TF: Could you articulate this “controversial defense” Mr. Baluchi has planned, for the benefit of our readers?
SF: The controversial defense is that he and others participated in the September 11th terrorist attacks, but that they were justified in so acting as they were doing so in self defense and in the defense of others.
TP: You said you “articulated” Mr. Baluchi’s defense. Did you propose this defense, or help him plan it? Or are you repeating what he has told you he is going to do at the trial? Where did this “justification defense” originate?
SF: I neither proposed this defense, nor helped him plan it. I am merely repeating what he told me he plans to do at trial. I think this justification defense originated in the minds of all those people throughout the world who can see America for what it is, rather than what we, as Americans, would like to believe it to be.

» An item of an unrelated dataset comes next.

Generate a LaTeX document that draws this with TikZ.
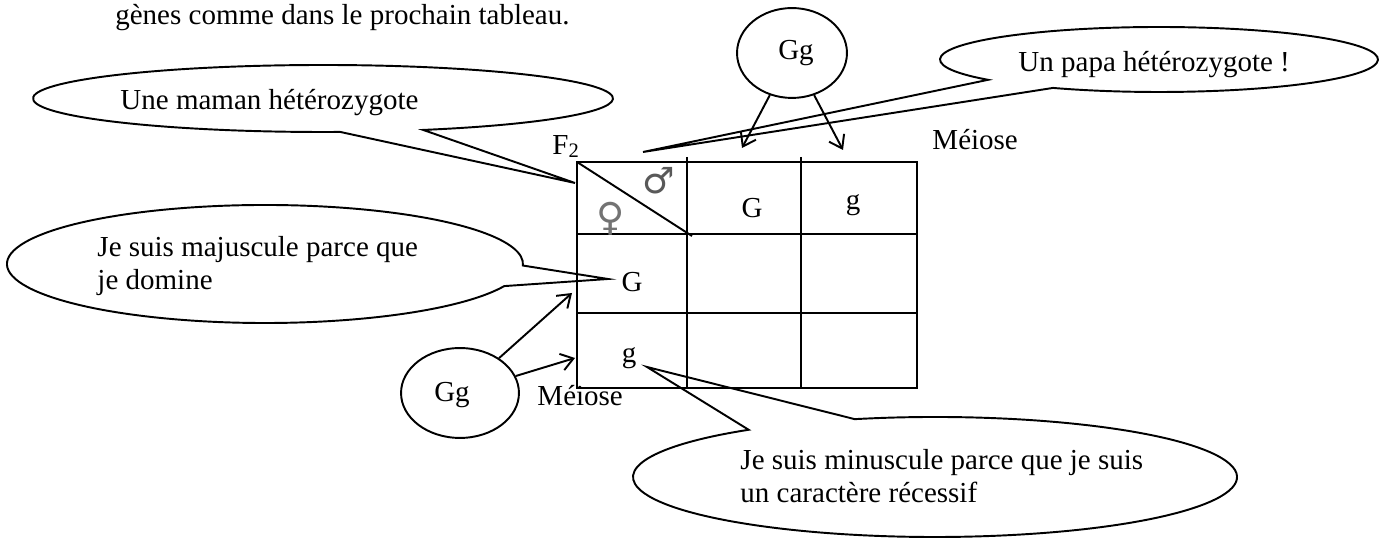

TP: During these interviews, you have made it clear that the government is controlling the legal process. You have stated that the Obama administration is determined to put on a “show trial” that will convict, then kill the detainees. If that is the case, then why would the government allow the detainees to plead not guilty?
SF: Because the government has no choice. Defendants always have the right to plead not guilty and there is nothing the government can do about that. In addition, the trial itself will serve as an excellent platform for the government propaganda machine. You should expect at least two years of fear-mongering, flag-waving, drum-beating, and Islam-baiting. We’ll all be in quite a frenzy by the time it’s over. The only question left will be “so who do we invade next”. The guilty verdicts will be quite anti-climatic and will be merely a prelude to further aggressive foreign policy initiatives.